>> begin DATA EXTRACT
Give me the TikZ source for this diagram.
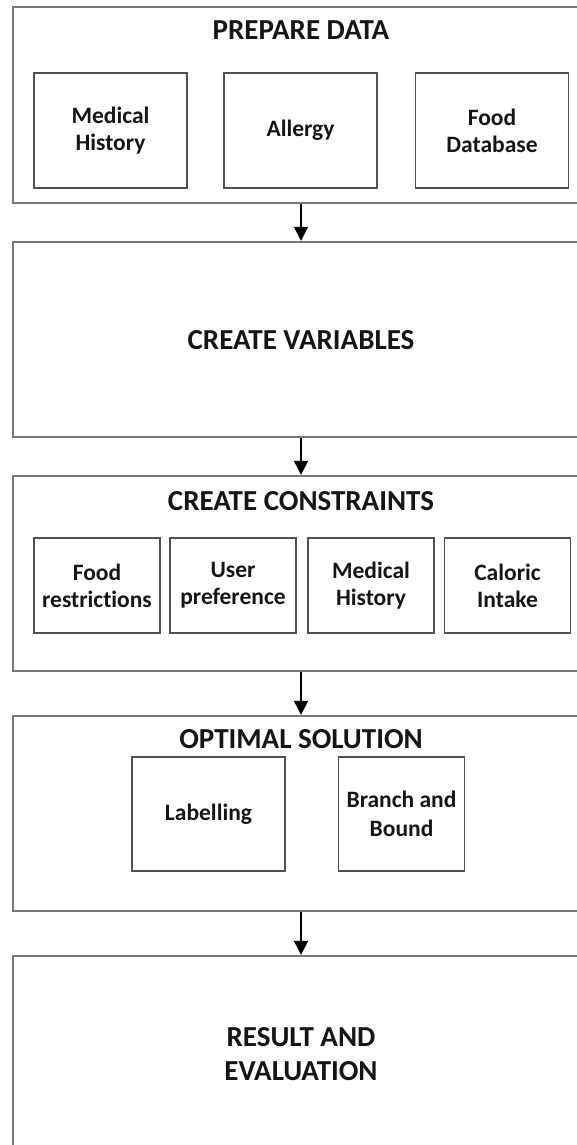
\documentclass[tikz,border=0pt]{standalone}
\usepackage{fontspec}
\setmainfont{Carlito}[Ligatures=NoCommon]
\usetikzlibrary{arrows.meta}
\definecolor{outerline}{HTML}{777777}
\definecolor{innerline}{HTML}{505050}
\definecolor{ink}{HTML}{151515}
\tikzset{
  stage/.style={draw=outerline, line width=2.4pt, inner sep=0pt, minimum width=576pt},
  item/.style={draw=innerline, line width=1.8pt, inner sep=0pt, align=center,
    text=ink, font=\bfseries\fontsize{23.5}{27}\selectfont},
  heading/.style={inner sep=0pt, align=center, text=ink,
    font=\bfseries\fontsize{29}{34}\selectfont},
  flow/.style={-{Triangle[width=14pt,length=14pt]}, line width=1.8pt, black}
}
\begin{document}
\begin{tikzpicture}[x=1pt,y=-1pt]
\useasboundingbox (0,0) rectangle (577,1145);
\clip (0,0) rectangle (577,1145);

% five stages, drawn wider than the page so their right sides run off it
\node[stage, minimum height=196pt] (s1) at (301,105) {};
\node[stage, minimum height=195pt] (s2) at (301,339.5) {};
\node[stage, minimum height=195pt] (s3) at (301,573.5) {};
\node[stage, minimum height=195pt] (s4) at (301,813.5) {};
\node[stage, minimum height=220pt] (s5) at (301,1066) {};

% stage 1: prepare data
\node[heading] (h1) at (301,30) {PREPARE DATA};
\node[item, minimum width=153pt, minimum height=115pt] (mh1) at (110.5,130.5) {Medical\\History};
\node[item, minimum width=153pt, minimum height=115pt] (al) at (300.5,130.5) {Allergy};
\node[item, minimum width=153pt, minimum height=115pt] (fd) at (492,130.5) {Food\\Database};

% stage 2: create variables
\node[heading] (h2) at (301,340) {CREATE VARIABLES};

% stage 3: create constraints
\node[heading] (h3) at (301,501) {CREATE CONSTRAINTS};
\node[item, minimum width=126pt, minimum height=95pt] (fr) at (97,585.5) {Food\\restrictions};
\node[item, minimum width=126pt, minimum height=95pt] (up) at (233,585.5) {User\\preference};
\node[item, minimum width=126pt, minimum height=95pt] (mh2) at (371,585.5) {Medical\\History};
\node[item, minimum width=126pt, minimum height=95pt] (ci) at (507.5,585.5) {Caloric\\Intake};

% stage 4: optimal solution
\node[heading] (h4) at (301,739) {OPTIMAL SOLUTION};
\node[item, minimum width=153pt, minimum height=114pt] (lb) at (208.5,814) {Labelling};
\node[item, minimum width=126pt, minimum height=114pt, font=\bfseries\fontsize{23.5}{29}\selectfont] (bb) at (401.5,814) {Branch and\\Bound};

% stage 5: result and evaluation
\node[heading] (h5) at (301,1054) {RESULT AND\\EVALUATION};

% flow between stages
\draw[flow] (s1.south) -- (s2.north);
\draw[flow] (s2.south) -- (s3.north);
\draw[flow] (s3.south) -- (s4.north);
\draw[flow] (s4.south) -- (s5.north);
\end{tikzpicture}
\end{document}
>> end DATA EXTRACT
SET TASK: Please transcribe the material above exactly as written. Leave the pictures out.

FINAL RESULT:
Give me the TikZ source for this diagram.
\documentclass[tikz,border=0pt]{standalone}
\usepackage{fontspec}
\setmainfont{Carlito}[Ligatures=NoCommon]
\usetikzlibrary{arrows.meta}
\definecolor{outerline}{HTML}{777777}
\definecolor{innerline}{HTML}{505050}
\definecolor{ink}{HTML}{151515}
\tikzset{
  stage/.style={draw=outerline, line width=2.4pt, inner sep=0pt, minimum width=576pt},
  item/.style={draw=innerline, line width=1.8pt, inner sep=0pt, align=center,
    text=ink, font=\bfseries\fontsize{23.5}{27}\selectfont},
  heading/.style={inner sep=0pt, align=center, text=ink,
    font=\bfseries\fontsize{29}{34}\selectfont},
  flow/.style={-{Triangle[width=14pt,length=14pt]}, line width=1.8pt, black}
}
\begin{document}
\begin{tikzpicture}[x=1pt,y=-1pt]
\useasboundingbox (0,0) rectangle (577,1145);
\clip (0,0) rectangle (577,1145);

% five stages, drawn wider than the page so their right sides run off it
\node[stage, minimum height=196pt] (s1) at (301,105) {};
\node[stage, minimum height=195pt] (s2) at (301,339.5) {};
\node[stage, minimum height=195pt] (s3) at (301,573.5) {};
\node[stage, minimum height=195pt] (s4) at (301,813.5) {};
\node[stage, minimum height=220pt] (s5) at (301,1066) {};

% stage 1: prepare data
\node[heading] (h1) at (301,30) {PREPARE DATA};
\node[item, minimum width=153pt, minimum height=115pt] (mh1) at (110.5,130.5) {Medical\\History};
\node[item, minimum width=153pt, minimum height=115pt] (al) at (300.5,130.5) {Allergy};
\node[item, minimum width=153pt, minimum height=115pt] (fd) at (492,130.5) {Food\\Database};

% stage 2: create variables
\node[heading] (h2) at (301,340) {CREATE VARIABLES};

% stage 3: create constraints
\node[heading] (h3) at (301,501) {CREATE CONSTRAINTS};
\node[item, minimum width=126pt, minimum height=95pt] (fr) at (97,585.5) {Food\\restrictions};
\node[item, minimum width=126pt, minimum height=95pt] (up) at (233,585.5) {User\\preference};
\node[item, minimum width=126pt, minimum height=95pt] (mh2) at (371,585.5) {Medical\\History};
\node[item, minimum width=126pt, minimum height=95pt] (ci) at (507.5,585.5) {Caloric\\Intake};

% stage 4: optimal solution
\node[heading] (h4) at (301,739) {OPTIMAL SOLUTION};
\node[item, minimum width=153pt, minimum height=114pt] (lb) at (208.5,814) {Labelling};
\node[item, minimum width=126pt, minimum height=114pt, font=\bfseries\fontsize{23.5}{29}\selectfont] (bb) at (401.5,814) {Branch and\\Bound};

% stage 5: result and evaluation
\node[heading] (h5) at (301,1054) {RESULT AND\\EVALUATION};

% flow between stages
\draw[flow] (s1.south) -- (s2.north);
\draw[flow] (s2.south) -- (s3.north);
\draw[flow] (s3.south) -- (s4.north);
\draw[flow] (s4.south) -- (s5.north);
\end{tikzpicture}
\end{document}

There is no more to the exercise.